If you go to too many Sundances, or see too many indie films, there are certain templates you come to recognize all too quickly. THE LIFEGUARD, written and directed by Liz W. Garcia, a TV writer (Memphis Beat, Cold Case) making her directing debut, follows so many of these conventions that it could have been put together from a Do-It-Yourself Sundance kit.
First, take one woman aimlessly entering her thirties, unhappy with her career and her romantic life. Here she’s Leigh (Kristen Bell). (Last year she was the heroine of Hello I Must Be Going.) She might still live in the small town where she grew up, or she might have lived for a while in the big city and returned to her hometown (here it’s the latter); in either case, she’s staying now with her uncomprehending parents. She has a few friends who are equally stuck in the past as they try to become adults: closeted gay Todd (Martin Starr) and married, respectable, neurotic high school vice-principal Mel (Mamie Gummer). Out of a mix of existential crisis and foolish rebellion, our heroine does something rash, with consequences that are unhappy and yet prove necessary for her to take the next step in her life. Variations, sadly, tend to be minor.

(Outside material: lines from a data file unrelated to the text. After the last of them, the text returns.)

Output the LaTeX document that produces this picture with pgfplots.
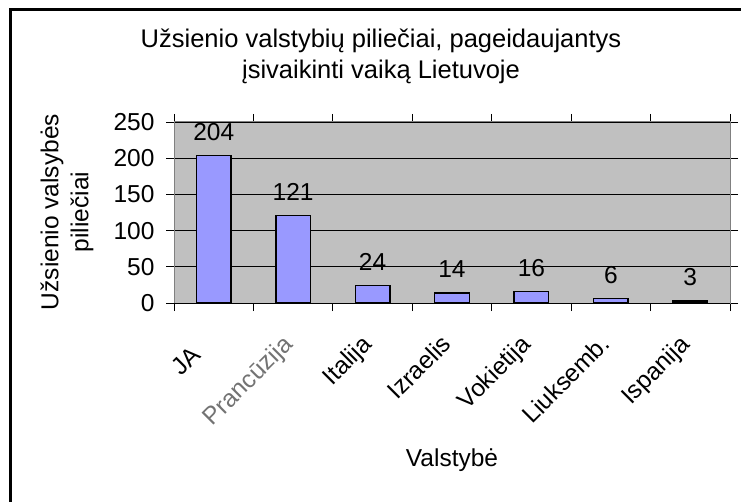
\documentclass[border=0pt]{standalone}
\usepackage{fontspec}
\setmainfont{Liberation Sans}
\usepackage{pgfplots}
\pgfplotsset{compat=1.18}
\definecolor{barfill}{HTML}{9999FF}
\definecolor{plotbg}{HTML}{C0C0C0}
\definecolor{frame}{HTML}{808080}
\newcommand{\bigf}{\fontsize{24.5}{30}\selectfont}
\newcommand{\titlef}{\fontsize{25.5}{31}\selectfont}
\begin{document}
\begin{tikzpicture}
\clip (0,0) rectangle (741pt,501pt);
\fill[white] (0,0) rectangle (741pt,501pt);
\draw[line width=3pt] (10pt,491pt) rectangle (790pt,-40pt);
\node[align=center, font=\titlef, anchor=north] at (381pt,476pt) {Užsienio valstybių piliečiai, pageidaujantys\\ įsivaikinti vaiką Lietuvoje};
\node[align=center, font=\bigf, rotate=90] at (67pt,289pt) {Užsienio valsybės\\ piliečiai};
\node[font=\bigf] at (452pt,41pt) {Valstybė};
\begin{axis}[
  at={(174pt,198pt)}, anchor=south west,
  scale only axis, width=556pt, height=181pt,
  xmin=-0.5, xmax=6.5, ymin=0, ymax=250,
  axis background/.style={fill=plotbg},
  axis line style={frame, line width=1pt},
  ytick={0,50,...,250},
  ymajorgrids, major grid style={black, line width=0.8pt},
  xtick={0,...,6},
  xticklabels={JA\phantom{V}, {\color{black!55}Prancūzija}, Italija, Izraelis, Vokietija, Liuksemb., Ispanija},
  minor xtick={-0.5,0.5,...,6.5},
  xtick style={draw=none},
  minor x tick style={black, line width=0.8pt, draw=black},
  ytick style={black, line width=0.8pt},
  tick align=outside,
  major tick length=8pt, minor tick length=8pt,
  tick label style={font=\bigf},
  /pgf/number format/assume math mode=true,
  xticklabel style={rotate=45, anchor=north east, inner sep=2pt, xshift=-22pt, yshift=-5pt},
  yticklabel style={xshift=-8pt},
  ybar, bar width=34.6pt,
  nodes near coords,
  every node near coord/.append style={font=\bigf, anchor=south, yshift=11pt, black},
  clip=false,
]
\addplot[fill=barfill, draw=black, line width=1.4pt] coordinates {(0,204) (1,121) (2,24) (3,14) (4,16) (5,6) (6,3)};
\draw[black, line width=1pt] (rel axis cs:0,0) -- (rel axis cs:1,0);
\end{axis}
\end{tikzpicture}
\end{document}
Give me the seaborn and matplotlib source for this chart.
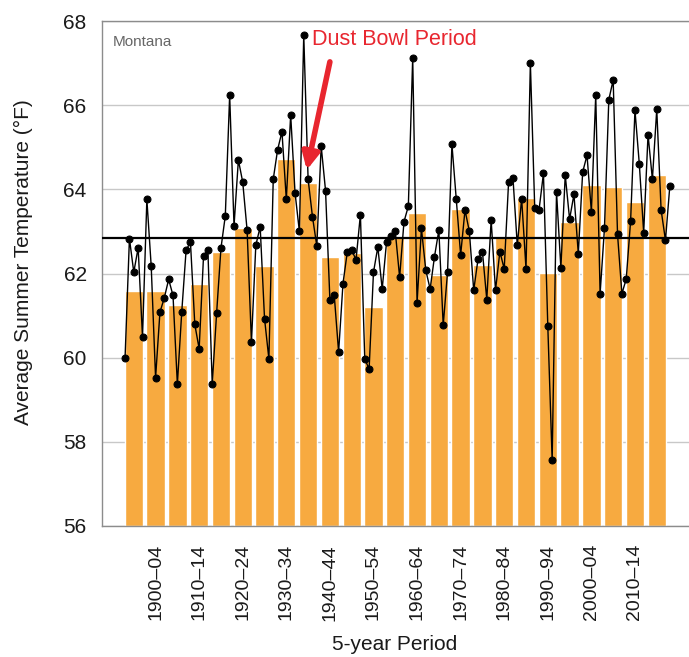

Leigh, as the title indicates, leaves her unsatisfying New York reporter job (and her unsatisfying affair with her engaged boss) to move back to Connecticut and become a local lifeguard, reliving the job she had as a teenager. Gradually, she drifts into a sexual relationship with Little Jason (David Lambert)–who, it should be noted, is underage but at 16, not really “little.” This is blissful for a while, but eventually it leads to stress with mom (Amy Madigan) and Leigh’s friends, and Leigh coming to understand that she has to grow up once and for all and leave childish things–and childish lovers–behind.
If a filmmaker is going to follow one of these indie templates, he or she had better have some new spin on the story (for example, Don Jon’s Addiction is also about an adult belatedly coming of age, but no one’s ever told the tale quite that way before). Otherwise, like The Lifeguard, your movie is just going to feel dull and overly familiar. Garcia makes very little use of Kristen Bell’s well-proven comedy talent, which could have come in handy, so instead Bell just spends a lot of the movie staring vacantly to express her anomie. Bell’s character has so little substance that Gummer comes awfully close to stealing the picture in her much smaller role. The inevitable third act crisis feels tacked on, as though Garcia knew something terrible had to happen to someone to get the plot moving, and threw darts at a board until she hit a character’s name. The denouement that follows is far too tidy.
The Lifeguard is competently made, with atmospheric photography (by John Peters) that makes good use of the pool and small-town locations. But the film is, in its own way, as generic and predictable as any Hollywood franchise product, doggedly moving from A to B to C until its alphabet is done and the credits roll. It never dares to venture into the deep end of its own pool.